It dried up enough yesterday for me to get my other field of alfalfa planted. I decided it needed to be disked again as I wasn't pleased with the smoothness of the field. I didn't get it quite as I would like it but I got it decent enough for the brillion to make good soil contact and not bounce much. I swear my disk seems to make the ground rougher in places. I tried to let the cultivators on the cultimulcher go down enough to help level the soil out but if they were down more than scratching the top it would leave furrows behind the cultivators which made things worse. The brillion seeder still left some seed on the top of the ground. I'm thinking the little 5 foot seeder does not have enough weight to punch the seeds in. I packed the ground firm but not hard before planting. I'm excited to now be growing alfalfa....I think I'm going to like it. I just hope I get a good stand to come up.


----------



## aawhite (Jan 16, 2012)

Good call on running the mulcher after seeding. We always ran our mulcher before and after. Even when no-tilling, we an the mulcher afterwards. Really ensures good seed to soil contact. I wouldn't worry much about seed still on top. Better too shallow than too deep.


----------



## discbinedr (Mar 4, 2013)

If you don't see a few seeds on top when planting alfalfa you're planting too deep.


----------



## FarmerCline (Oct 12, 2011)

Well I must have done something right as I noticed this evening the field I planted Friday has started coming up and it looks like I'm going to have a good stand.
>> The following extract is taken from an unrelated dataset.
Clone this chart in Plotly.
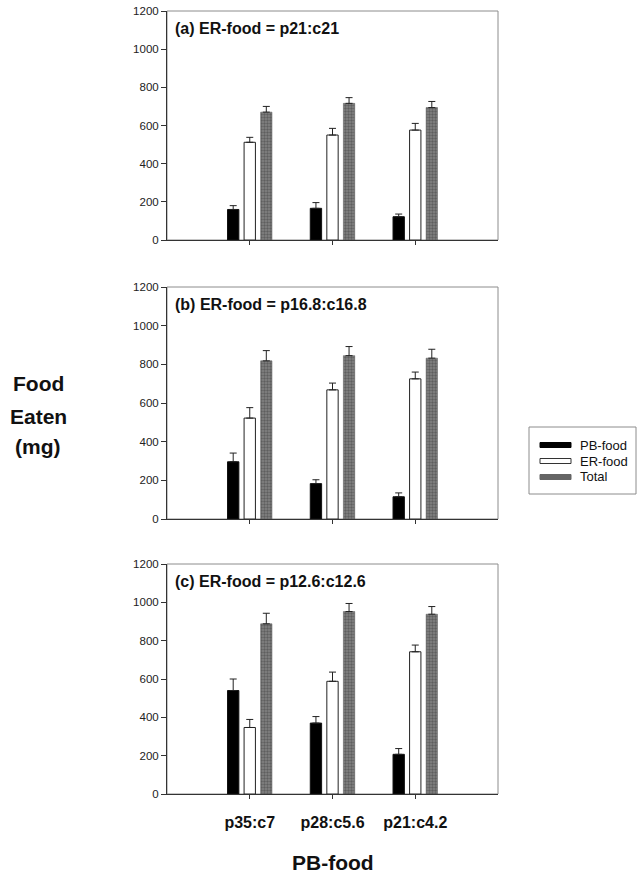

At first I though damn there are already weeds coming up as I never thought about the alfalfa being up already but then I noticed the whole field was uniform like that and I looked closer it it was the alfalfa indeed. The field had 0.35 inch of rain immediately after planting Friday.


----------



## brandenburgcattle42 (Sep 6, 2012)

Its a good feeling. Its our first year with our brillion and i know weather has the ultimate foot in the game but the stuff we planted look soo good it is very exciting to finally have a goos stand of hay


----------